Tak hanya wali kota lama, namun Wali Kota yang akan memimpin ke depannya juga memiliki keinginan yang besar dalam membangun Kota Tarakan. Namun persoalan dapat atau tidak terpenuhi akan dapat dilihat dalam pelaksanaan kinerja pemimpin di Kota Tarakan.
“Yang jelas program pengelolaan manajemen sampah dari wali kota sekarang dan wali kota terpilih sangat berbeda, mudah-mudahan sistem pengelolaan dan manajemennya itu Tarakan bisa kembali mendapatkan penghargaan adipura selama 5 tahun ke depan,” bebernya.
Pada awalnya, pelaksanaan program penyelesaian sampah semesta diberikan apresiasi DPRD. Namun dalam perjalanannya masih terdapat hal-hal yang membuatnya terkendala. “Ya itu yang saya bilang, pengelolaan itu yang salah, dari sisi teknisnya juga salah, sistem manajemen keuangannya juga salah. Tapi tujuan awalnya sudah benar, bahwa bagaimana pengelolaan sampah semesta dapat terkelola dengan baik dan bisa diterima masyarakat. Tapi harapan itu tidak tercapai,” tutupnya.

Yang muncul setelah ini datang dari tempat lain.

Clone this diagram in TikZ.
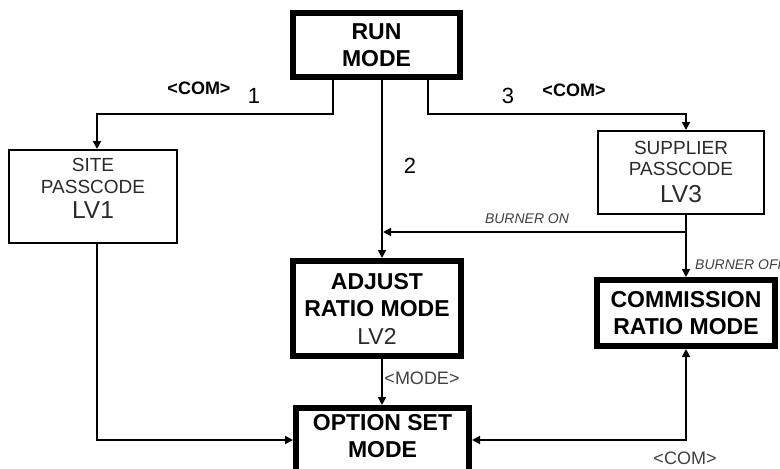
\documentclass[tikz,border=0pt]{standalone}
\usepackage{fontspec}
\setmainfont{Liberation Sans}
\usetikzlibrary{arrows.meta}
\definecolor{lbl}{HTML}{404040}
\definecolor{txt}{HTML}{2A2A2A}
\tikzset{
  thinbox/.style={draw, line width=2pt, align=center, inner sep=0pt,
    font=\fontsize{19}{21.5}\selectfont, text=txt},
  thickbox/.style={draw, line width=6pt, align=center, inner sep=0pt,
    font=\fontsize{23}{27.5}\selectfont\bfseries},
  conn/.style={line width=1.8pt},
  arr/.style={conn, -{Triangle[length=8pt,width=8pt]}},
  darr/.style={conn, {Triangle[length=8pt,width=8pt]}-{Triangle[length=8pt,width=8pt]}},
  boldlbl/.style={font=\fontsize{18}{20}\selectfont\bfseries, inner sep=0pt},
  numlbl/.style={font=\fontsize{22}{24}\selectfont, inner sep=0pt},
  graylbl/.style={font=\fontsize{18}{20}\selectfont, text=lbl, inner sep=0pt},
  itlbl/.style={font=\fontsize{14}{16}\selectfont\itshape, text=lbl, inner sep=0pt}
}
\begin{document}
\begin{tikzpicture}[x=1pt,y=-1pt]
\useasboundingbox (0,0) rectangle (780,469);
\clip (0,0) rectangle (780,469);
\fill[white] (0,0) rectangle (780,469);
% boxes
\node[thickbox, minimum width=167pt, minimum height=64pt] (run) at (376.5,45) {RUN\\MODE};
\node[thinbox, minimum width=168pt, minimum height=93pt, text depth=16pt] (site) at (93,196.5)
  {SITE\\PASSCODE\\[4pt]{\fontsize{24.5}{26}\selectfont LV1}};
\node[thinbox, minimum width=166pt, minimum height=83pt, text depth=2pt] (sup) at (681,172.5)
  {SUPPLIER\\PASSCODE\\[5pt]{\fontsize{24.5}{26}\selectfont LV3}};
\node[thickbox, minimum width=168pt, minimum height=95pt] (adj) at (377,308.5)
  {ADJUST\\RATIO MODE\\{\mdseries\color{txt}LV2}};
\node[thickbox, minimum width=178pt, minimum height=66pt] (com) at (686,313)
  {COMMISSION\\RATIO MODE};
\node[thickbox, minimum width=173pt, anchor=north, inner ysep=6pt, text depth=60pt] (opt) at (382.5,405)
  {OPTION SET\\MODE};
% branch coordinates
\coordinate (b1) at (333,114);
\coordinate (b2) at (382,0);
\coordinate (b3) at (428,114);
\coordinate (bon) at (686,232);
\coordinate (bl) at (97,440);
\coordinate (br) at (686,440);
% connectors
\draw[arr] (run.south -| b1) -- (b1) -| ([xshift=4pt]site.north);
\draw[arr] (run.south -| b2) -- (adj.north -| b2);
\draw[arr] (run.south -| b3) -- (b3) -| ([xshift=5pt]sup.north);
\draw[conn] (sup.south -| bon) -- (bon);
\draw[arr] (bon) -- ([xshift=1pt]bon -| b2);
\draw[arr] (bon) -- (com.north);
\draw[arr] (adj.south -| b2) -- (opt.north -| b2);
\draw[arr] (site.south -| bl) -- (bl) -- (opt.west |- bl);
\draw[darr] (opt.east |- br) -- (br) -- (com.south);
% labels
\node[boldlbl] (l1) at (199,88) {<COM>};
\node[numlbl] (n1) at (254,96) {1};
\node[numlbl] (n2) at (410,166) {2};
\node[numlbl] (n3) at (508,96) {3};
\node[boldlbl] (l3) at (574,90) {<COM>};
\node[itlbl] (bonl) at (527,219) {BURNER ON};
\node[itlbl, anchor=west] (boffl) at (695,265) {BURNER OFF};
\node[graylbl] (model) at (422,378) {<MODE>};
\node[graylbl] (coml) at (685,458) {<COM>};
\end{tikzpicture}
\end{document}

Anggota Komisi III DPRD Tarakan Herman Hamid mengaku prihatin atas kegagalan meraih piala adipura. Meski begitu, dirinya berharap agar penataan sampah ke depannya dapat lebih baik. “Kalau program sampah semestanya sih tidak salah-salah amat, tapi penanganannya yang kurang tepat,” tuturnya.